Kevin Naze – Champion of the Outdoors Life

Nobody has covered the wildlife scene in the Door Peninsula area like Kevin Naze, and few are more passionate about keeping its traditions alive and its future sustainable.

As a writer and photographer, Naze has been chronicling hunting and fishing for 35 years. But he says outdoorsmen make a bigger impact with more direct action.

“I’ve taken more than 100 kids out on their first hunt, and hundreds more for their first fish,” he says. “That’s what I love to do, getting newcomers out there. Those of us who are most passionate about hunting and fishing have to take that responsibility. You can really pass it on.”

As a chronicler of the sport, Naze questions the alarmist rhetoric about the health of the Lake Michigan fishery.

“I’m a skeptic about a lot of things,” Naze says. “VHS [Viral Hemorrhagic Septicemia] was going to wipe out fish. Then gobies were going to ruin the whole fishery. Well, as we saw with the goby, the changes in the lakes aren’t always bad.”

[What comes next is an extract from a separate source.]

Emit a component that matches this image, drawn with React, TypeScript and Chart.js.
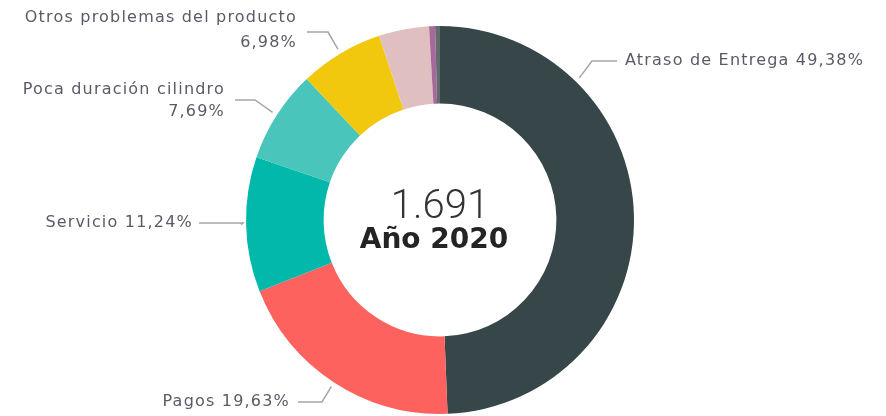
import React, { useEffect, useRef } from "react";
import { Chart, registerables } from "chart.js";

Chart.register(...registerables);

const CATEGORIES = [
  "Atraso de Entrega",
  "Pagos",
  "Servicio",
  "Poca duración cilindro",
  "Otros problemas del producto",
  "Categoría 6",
  "Categoría 7",
  "Categoría 8",
];
const SHARES = [49.38, 19.63, 11.24, 7.69, 6.98, 4.18, 0.5, 0.4];
const COLORS = ["#374649", "#FD625E", "#01B8AA", "#4AC5BB", "#F2C80F", "#DFBFBF", "#A66999", "#5F6B6D"];
const TOTAL_TEXT = "1.691";
const YEAR_TEXT = "Año 2020";

const fmtPct = (v: number) => v.toFixed(2).replace(".", ",") + "%";

// Label layout (positions/styles only)
const LABEL_LAYOUT = [
  { idx: 0, frac: 0.25, elbow: [592, 61], end: [617, 61], textX: 625, align: "left", twoLine: false, ys: [61] },
  { idx: 1, frac: 0.5, elbow: [322, 402], end: [298, 402], textX: 290, align: "right", twoLine: false, ys: [402] },
  { idx: 2, frac: 0.5, elbow: [243, 223], end: [199, 223], textX: 193, align: "right", twoLine: false, ys: [223] },
  { idx: 3, frac: 0.5, elbow: [255, 100], end: [235, 100], textX: 225, align: "right", twoLine: true, ys: [90, 112] },
  { idx: 4, frac: 0.5, elbow: [328, 32], end: [307, 32], textX: 297, align: "right", twoLine: true, ys: [18, 43] },
];

const labelPlugin = {
  id: "labelPlugin",
  afterDraw(chart: any) {
    const ctx = chart.ctx;
    const meta = chart.getDatasetMeta(0);
    ctx.save();
    LABEL_LAYOUT.forEach((L) => {
      const arc = meta.data[L.idx];
      if (!arc) return;
      const p = arc.getProps(["x", "y", "startAngle", "endAngle", "outerRadius"], true);
      const a = p.startAngle + L.frac * (p.endAngle - p.startAngle);
      const r = p.outerRadius + 5;
      const sx = p.x + Math.cos(a) * r;
      const sy = p.y + Math.sin(a) * r;
      ctx.strokeStyle = "#a6a6a6";
      ctx.lineWidth = 1.5;
      ctx.beginPath();
      ctx.moveTo(sx, sy);
      ctx.lineTo(L.elbow[0], L.elbow[1]);
      ctx.lineTo(L.end[0], L.end[1]);
      ctx.stroke();

      ctx.fillStyle = "#5b5a66";
      ctx.font = "16px 'DejaVu Sans'";
      (ctx as any).letterSpacing = "1.2px";
      ctx.textAlign = L.align as CanvasTextAlign;
      ctx.textBaseline = "middle";
      const name = CATEGORIES[L.idx];
      const pct = fmtPct(SHARES[L.idx]);
      if (L.twoLine) {
        ctx.fillText(name, L.textX, L.ys[0]);
        ctx.fillText(pct, L.textX, L.ys[1]);
      } else {
        ctx.fillText(name + " " + pct, L.textX, L.ys[0]);
      }
      (ctx as any).letterSpacing = "0px";
    });

    // center text
    const arc0 = meta.data[0];
    if (arc0) {
      const p = arc0.getProps(["x", "y"], true);
      ctx.textAlign = "center";
      ctx.textBaseline = "alphabetic";
      ctx.fillStyle = "#333333";
      ctx.font = "300 40px Roboto";
      ctx.fillText(TOTAL_TEXT, p.x, p.y - 2);
      ctx.fillStyle = "#252423";
      ctx.font = "bold 28px 'DejaVu Sans'";
      ctx.fillText(YEAR_TEXT, p.x - 6, p.y + 28);
    }
    ctx.restore();
  },
};

export default function App() {
  const ref = useRef<HTMLCanvasElement | null>(null);
  useEffect(() => {
    if (!ref.current) return;
    const chart = new Chart(ref.current, {
      type: "doughnut",
      data: {
        labels: CATEGORIES,
        datasets: [
          {
            data: SHARES,
            backgroundColor: COLORS,
            borderWidth: 0,
          },
        ],
      },
      options: {
        animation: false,
        responsive: true,
        maintainAspectRatio: false,
        cutout: "60%",
        layout: { padding: { top: 26, bottom: 2, left: 0, right: 6 } },
        plugins: {
          legend: { display: false },
          tooltip: { enabled: false },
        },
      },
      plugins: [labelPlugin],
    });
    return () => chart.destroy();
  }, []);
  return (
    <div style={{ position: "absolute", left: 0, top: 0, width: 886, height: 416, background: "#fff" }}>
      <canvas ref={ref} />
    </div>
  );
}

That’s not to say he blows off warnings.

He still doesn’t eat fish from the Fox River, and he says, “I wouldn’t eat the oldest, fattest lake trout, but I give them to the old fishermen who’ve been eating them all their lives and they aren’t glowing in the dark.”

But to Naze, the rhetoric of regulators and media hype can blow the risks out of proportion.

“To some extent, research guys have to come up with something to justify their research grant,” he says. “For a decade people wouldn’t eat fish out of the lake because they said it would give you cancer, cause low birth-weight, and impair brain development. Well, my three kids have been eating fish from the lake all their lives, and not to brag, but they’re all pretty smart, healthy kids.”

He said he’s always smart about his preparation, removing the skin and fatty parts of the fish, where most of the toxins in a fish are found. As with everything else, he says it’s all about moderation.

“We don’t drink a lot of pop in our house, but we’ll have one every once in a while,” he says. “It’s always doom and gloom about the lake in the media. But I’m a glass half-full kind of guy, and I just think we’re so lucky to have this world-class fishery.”